Barrie Dentist: Invisalign, or “Do you even care about the results?”
Posted: July 6, 2014
Last Modified: June 6, 2022
By now, most people will have at least heard of Invisalign. Even if you don’t need orthodontics, you know that Invisalign is a method of aligning (duh) teeth via a series of clear plastic trays (“aligners”), each one slightly different from the last, that pushes the teeth toward their final, “straight” position. This post addresses what we think of Invisalign, and hopefully will change your perspective as well. The bottom line? Invisalign is a tool just like any other tool in orthodontics, and instead of demanding it as a treatment, people should ask themselves what they really want as their goal. Using Invisalign does not guarantee great results, just like using a special tennis racquet does not make anyone a great tennis player.
Invisalign is not for every orthodontic problem, despite what the marketing seems to be saying (click on photo to expand).
Asking for Invisalign to get straight teeth is like demanding that a surgeon use a certain brand of scalpel – do you really care what brand of scalpel is used, as long as it is the best way to get the job done? And if a surgeon tells you that only that brand of scalpel is used, wouldn’t you just think “Well, that’s fine as long as it is the best scalpel for the job”? Enter the ridiculousness that is direct-to-patient marketing. Align Technology Inc (USA Headquarters 2560 Orchard Parkway, San Jose California 95131, ALGN on the NASDAQ) has profit as its ultimate goal, and by advertising directly to the public, it is trying to circumvent the question that any dentist trying to solve any orthodontic problem needs to ask: what is the best way to get these teeth straight? In our opinion, that is clouding the discussion and will not always lead to the best treatment results.
This is not to say that Invisalign (or any clear aligner system) cannot get good results. There are plenty of situations for which Invisalign is a great mode of treatment, and for the cases that are suitable to be treated with Invisalign, it is certainly going to get the teeth straight. However, not all cases are Invisalign-suitable in all practitioner hands, and for those cases that should not be treated by Invisalign, demanding Invisalign is going to lead to unsatisfactory results. It’s like saying “I have a hammer!” Well, that’s great if you have a nail in need of being driven into a piece of wood. But if you are trying to place a screw into wood, then maybe that hammer isn’t your best choice. Maybe you shouldn’t insist that your carpenter use a hammer for that job either. As we’ve written in the past, it is the operator, not the equipment that is going to lead to the best results.
To be sure, there are definite advantages to Invisalign. It really is quite hard to tell if someone is wearing them, and eating / flossing are easier, because you can just take the aligners out of the mouth! For situations where one has some mild spacing between teeth that needs to be closed, those aligners are excellent. But there are also disadvantages: many tooth movements are more difficult than using braces, and can take longer to achieve.
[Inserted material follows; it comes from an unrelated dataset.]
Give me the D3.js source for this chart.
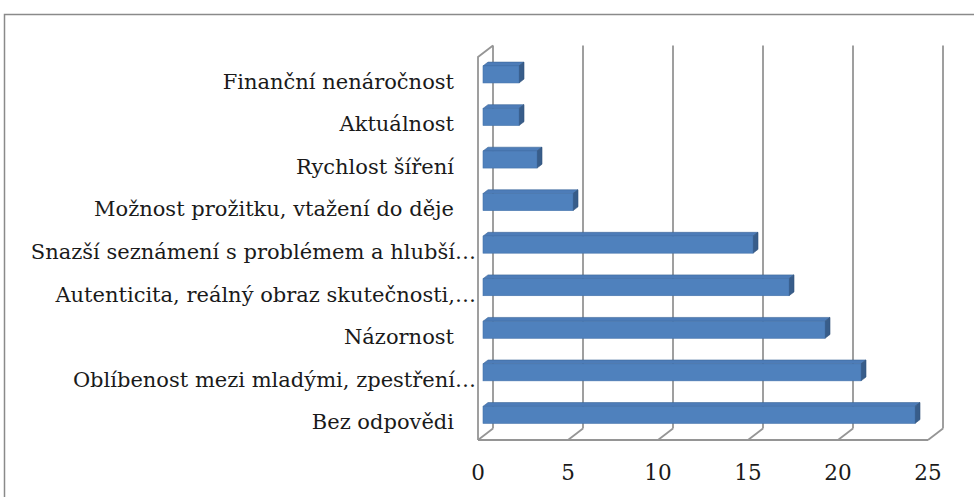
<!DOCTYPE html>
<html><head><meta charset="utf-8">
<script src="https://cdn.jsdelivr.net/npm/d3@7"></script>
<style>html,body{margin:0;padding:0;background:#fff;overflow:hidden}</style>
</head><body>
<svg id="chart" width="974" height="497"></svg>
<script>
const categories = [
  "Finanční nenáročnost",
  "Aktuálnost",
  "Rychlost šíření",
  "Možnost prožitku, vtažení do děje",
  "Snazší seznámení s problémem a hlubší…",
  "Autenticita, reálný obraz skutečnosti,…",
  "Názornost",
  "Oblíbenost mezi mladými, zpestření…",
  "Bez odpovědi"
];
const values = [2, 2, 3, 5, 15, 17, 19, 21, 24];
const tickValues = [0, 5, 10, 15, 20, 25];

const svg = d3.select("#chart");
const font = "'DejaVu Serif', serif";
const grid = "#959595";

// outer frame
svg.append("rect").attr("x", 4.5).attr("y", 14.5).attr("width", 1200).attr("height", 1200)
  .attr("fill", "none").attr("stroke", "#8a8a8a").attr("stroke-width", 1.5);

const x = d3.scaleLinear().domain([0, 25]).range([478, 928]);
const y = d3.scaleBand().domain(categories).range([57, 440]).paddingInner(0.6).paddingOuter(0.3);
const D = {x: 15, y: -11.5};
const top0 = 57, bot0 = 440;

const g = svg.append("g");
// back wall gridlines
g.selectAll("line.back").data(tickValues).join("line")
  .attr("x1", d => x(d) + D.x).attr("x2", d => x(d) + D.x)
  .attr("y1", top0 + D.y).attr("y2", bot0 + D.y)
  .attr("stroke", grid).attr("stroke-width", 1.8);
// floor diagonals
g.selectAll("line.floor").data(tickValues).join("line")
  .attr("x1", d => x(d)).attr("x2", d => x(d) + D.x)
  .attr("y1", bot0).attr("y2", bot0 + D.y)
  .attr("stroke", grid).attr("stroke-width", 1.8);
// floor front edge
g.append("line").attr("x1", x(0)).attr("x2", x(25)).attr("y1", bot0).attr("y2", bot0)
  .attr("stroke", grid).attr("stroke-width", 1.8);
// left wall front edge and top
g.append("path")
  .attr("d", `M${x(0)},${bot0}L${x(0)},${top0}L${x(0) + D.x},${top0 + D.y}`)
  .attr("fill", "none").attr("stroke", grid).attr("stroke-width", 1.8);

// bars
const fx = D.x / 3, fy = D.y / 3;
const bars = svg.append("g").selectAll("g").data(categories.map((c, i) => ({c, v: values[i]}))).join("g");
bars.each(function(d) {
  const s = d3.select(this);
  const x0 = x(0) + fx, x1 = x(d.v) + fx;
  const y0 = y(d.c) + fy, h = y.bandwidth();
  // top face
  s.append("path")
    .attr("d", `M${x0},${y0}L${x1},${y0}L${x1 + fx},${y0 + fy}L${x0 + fx},${y0 + fy}Z`)
    .attr("fill", "#4d7cb8").attr("stroke", "#3d6699").attr("stroke-width", 0.6);
  // side face
  s.append("path")
    .attr("d", `M${x1},${y0}L${x1 + fx},${y0 + fy}L${x1 + fx},${y0 + fy + h}L${x1},${y0 + h}Z`)
    .attr("fill", "#385d8a").attr("stroke", "#2f5078").attr("stroke-width", 0.6);
  // front face
  s.append("rect").attr("x", x0).attr("y", y0).attr("width", x1 - x0).attr("height", h)
    .attr("fill", "#4f81bd").attr("stroke", "#4573ab").attr("stroke-width", 0.6);
});

// category labels
svg.append("g").selectAll("text").data(categories).join("text")
  .attr("x", d => d.endsWith("…") ? 476 : 454)
  .attr("y", d => y(d) + y.bandwidth() / 2 + 10.5)
  .attr("text-anchor", "end")
  .attr("font-family", font).attr("font-size", 21).attr("fill", "#1a1a1a")
  .text(d => d);

// value tick labels
svg.append("g").selectAll("text").data(tickValues).join("text")
  .attr("x", d => x(d)).attr("y", 480)
  .attr("text-anchor", "middle")
  .attr("font-family", font).attr("font-size", 21.5).attr("fill", "#1a1a1a")
  .text(d => d);
</script>
</body></html>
Also, when drinking anything that is not plain water, one needs to remove the aligners while drinking and at the very least rinse with water afterwards or else the liquid will sit inside the aligner and potentially cause decay between the teeth.
Summing up: In our orthodontic toolbox, we have braces, we have removable retainer-like appliances, we have headgear, we have expanders, and we also have aligners. The key is selecting the right tool for the job – sometimes that tool is an aligner, sometimes the right tool is braces, and sometimes that tool is a piece of paper referring someone to an orthodontist.